*Set problem*
Leave out the images; return the rest of the data exactly.
## Start Source material
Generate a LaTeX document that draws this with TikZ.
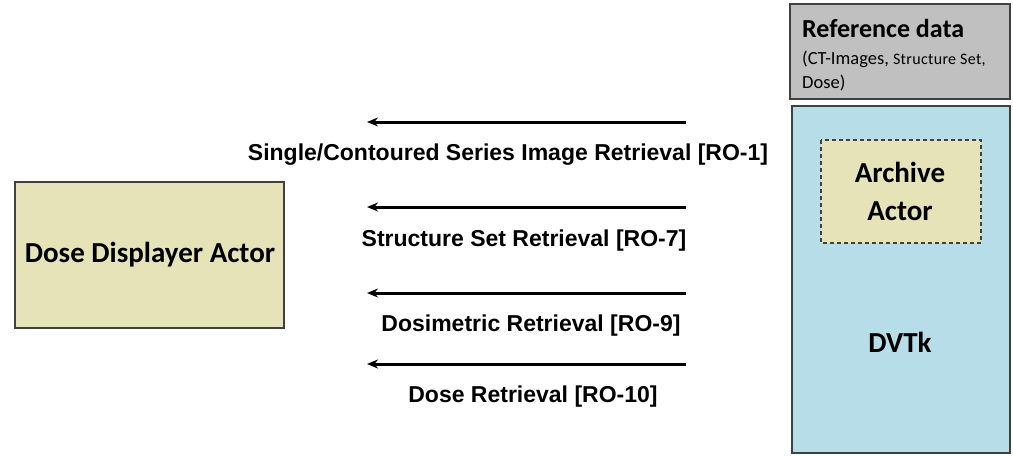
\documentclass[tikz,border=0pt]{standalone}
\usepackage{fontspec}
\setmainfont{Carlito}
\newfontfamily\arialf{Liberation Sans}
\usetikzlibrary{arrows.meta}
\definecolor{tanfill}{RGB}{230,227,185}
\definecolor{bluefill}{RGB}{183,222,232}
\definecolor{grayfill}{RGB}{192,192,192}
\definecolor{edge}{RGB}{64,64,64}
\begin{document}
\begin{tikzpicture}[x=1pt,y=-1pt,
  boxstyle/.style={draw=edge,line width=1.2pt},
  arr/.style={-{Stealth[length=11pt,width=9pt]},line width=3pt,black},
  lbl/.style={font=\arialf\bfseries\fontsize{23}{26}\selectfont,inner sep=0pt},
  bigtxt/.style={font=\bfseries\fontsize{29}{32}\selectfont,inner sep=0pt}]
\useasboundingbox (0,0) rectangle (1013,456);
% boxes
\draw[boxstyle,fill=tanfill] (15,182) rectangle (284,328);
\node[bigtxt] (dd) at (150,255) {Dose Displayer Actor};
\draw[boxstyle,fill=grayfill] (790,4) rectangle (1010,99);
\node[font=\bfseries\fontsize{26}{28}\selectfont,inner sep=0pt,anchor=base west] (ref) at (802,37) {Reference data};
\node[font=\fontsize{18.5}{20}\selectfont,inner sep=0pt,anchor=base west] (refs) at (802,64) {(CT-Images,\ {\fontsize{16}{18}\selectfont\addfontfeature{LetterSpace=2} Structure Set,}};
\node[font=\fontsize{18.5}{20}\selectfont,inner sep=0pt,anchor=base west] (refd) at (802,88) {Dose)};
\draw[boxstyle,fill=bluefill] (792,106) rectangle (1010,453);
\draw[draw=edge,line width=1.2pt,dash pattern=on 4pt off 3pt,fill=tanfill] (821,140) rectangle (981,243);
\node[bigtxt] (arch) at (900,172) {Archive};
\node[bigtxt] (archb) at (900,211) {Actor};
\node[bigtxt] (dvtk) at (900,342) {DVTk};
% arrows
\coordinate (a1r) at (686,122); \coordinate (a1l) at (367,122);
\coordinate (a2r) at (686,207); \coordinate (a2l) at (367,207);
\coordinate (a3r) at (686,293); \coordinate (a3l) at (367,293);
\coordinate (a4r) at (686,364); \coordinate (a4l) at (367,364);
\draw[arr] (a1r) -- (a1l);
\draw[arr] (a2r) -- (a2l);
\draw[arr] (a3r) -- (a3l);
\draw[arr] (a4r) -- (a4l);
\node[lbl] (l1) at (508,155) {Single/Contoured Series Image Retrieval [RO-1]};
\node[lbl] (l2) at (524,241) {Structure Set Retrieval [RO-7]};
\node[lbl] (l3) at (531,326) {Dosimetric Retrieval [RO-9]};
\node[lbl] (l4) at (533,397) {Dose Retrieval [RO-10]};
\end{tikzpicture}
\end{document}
## End Source material
*Written solution*
Generate a LaTeX document that draws this with TikZ.
\documentclass[tikz,border=0pt]{standalone}
\usepackage{fontspec}
\setmainfont{Carlito}
\newfontfamily\arialf{Liberation Sans}
\usetikzlibrary{arrows.meta}
\definecolor{tanfill}{RGB}{230,227,185}
\definecolor{bluefill}{RGB}{183,222,232}
\definecolor{grayfill}{RGB}{192,192,192}
\definecolor{edge}{RGB}{64,64,64}
\begin{document}
\begin{tikzpicture}[x=1pt,y=-1pt,
  boxstyle/.style={draw=edge,line width=1.2pt},
  arr/.style={-{Stealth[length=11pt,width=9pt]},line width=3pt,black},
  lbl/.style={font=\arialf\bfseries\fontsize{23}{26}\selectfont,inner sep=0pt},
  bigtxt/.style={font=\bfseries\fontsize{29}{32}\selectfont,inner sep=0pt}]
\useasboundingbox (0,0) rectangle (1013,456);
% boxes
\draw[boxstyle,fill=tanfill] (15,182) rectangle (284,328);
\node[bigtxt] (dd) at (150,255) {Dose Displayer Actor};
\draw[boxstyle,fill=grayfill] (790,4) rectangle (1010,99);
\node[font=\bfseries\fontsize{26}{28}\selectfont,inner sep=0pt,anchor=base west] (ref) at (802,37) {Reference data};
\node[font=\fontsize{18.5}{20}\selectfont,inner sep=0pt,anchor=base west] (refs) at (802,64) {(CT-Images,\ {\fontsize{16}{18}\selectfont\addfontfeature{LetterSpace=2} Structure Set,}};
\node[font=\fontsize{18.5}{20}\selectfont,inner sep=0pt,anchor=base west] (refd) at (802,88) {Dose)};
\draw[boxstyle,fill=bluefill] (792,106) rectangle (1010,453);
\draw[draw=edge,line width=1.2pt,dash pattern=on 4pt off 3pt,fill=tanfill] (821,140) rectangle (981,243);
\node[bigtxt] (arch) at (900,172) {Archive};
\node[bigtxt] (archb) at (900,211) {Actor};
\node[bigtxt] (dvtk) at (900,342) {DVTk};
% arrows
\coordinate (a1r) at (686,122); \coordinate (a1l) at (367,122);
\coordinate (a2r) at (686,207); \coordinate (a2l) at (367,207);
\coordinate (a3r) at (686,293); \coordinate (a3l) at (367,293);
\coordinate (a4r) at (686,364); \coordinate (a4l) at (367,364);
\draw[arr] (a1r) -- (a1l);
\draw[arr] (a2r) -- (a2l);
\draw[arr] (a3r) -- (a3l);
\draw[arr] (a4r) -- (a4l);
\node[lbl] (l1) at (508,155) {Single/Contoured Series Image Retrieval [RO-1]};
\node[lbl] (l2) at (524,241) {Structure Set Retrieval [RO-7]};
\node[lbl] (l3) at (531,326) {Dosimetric Retrieval [RO-9]};
\node[lbl] (l4) at (533,397) {Dose Retrieval [RO-10]};
\end{tikzpicture}
\end{document}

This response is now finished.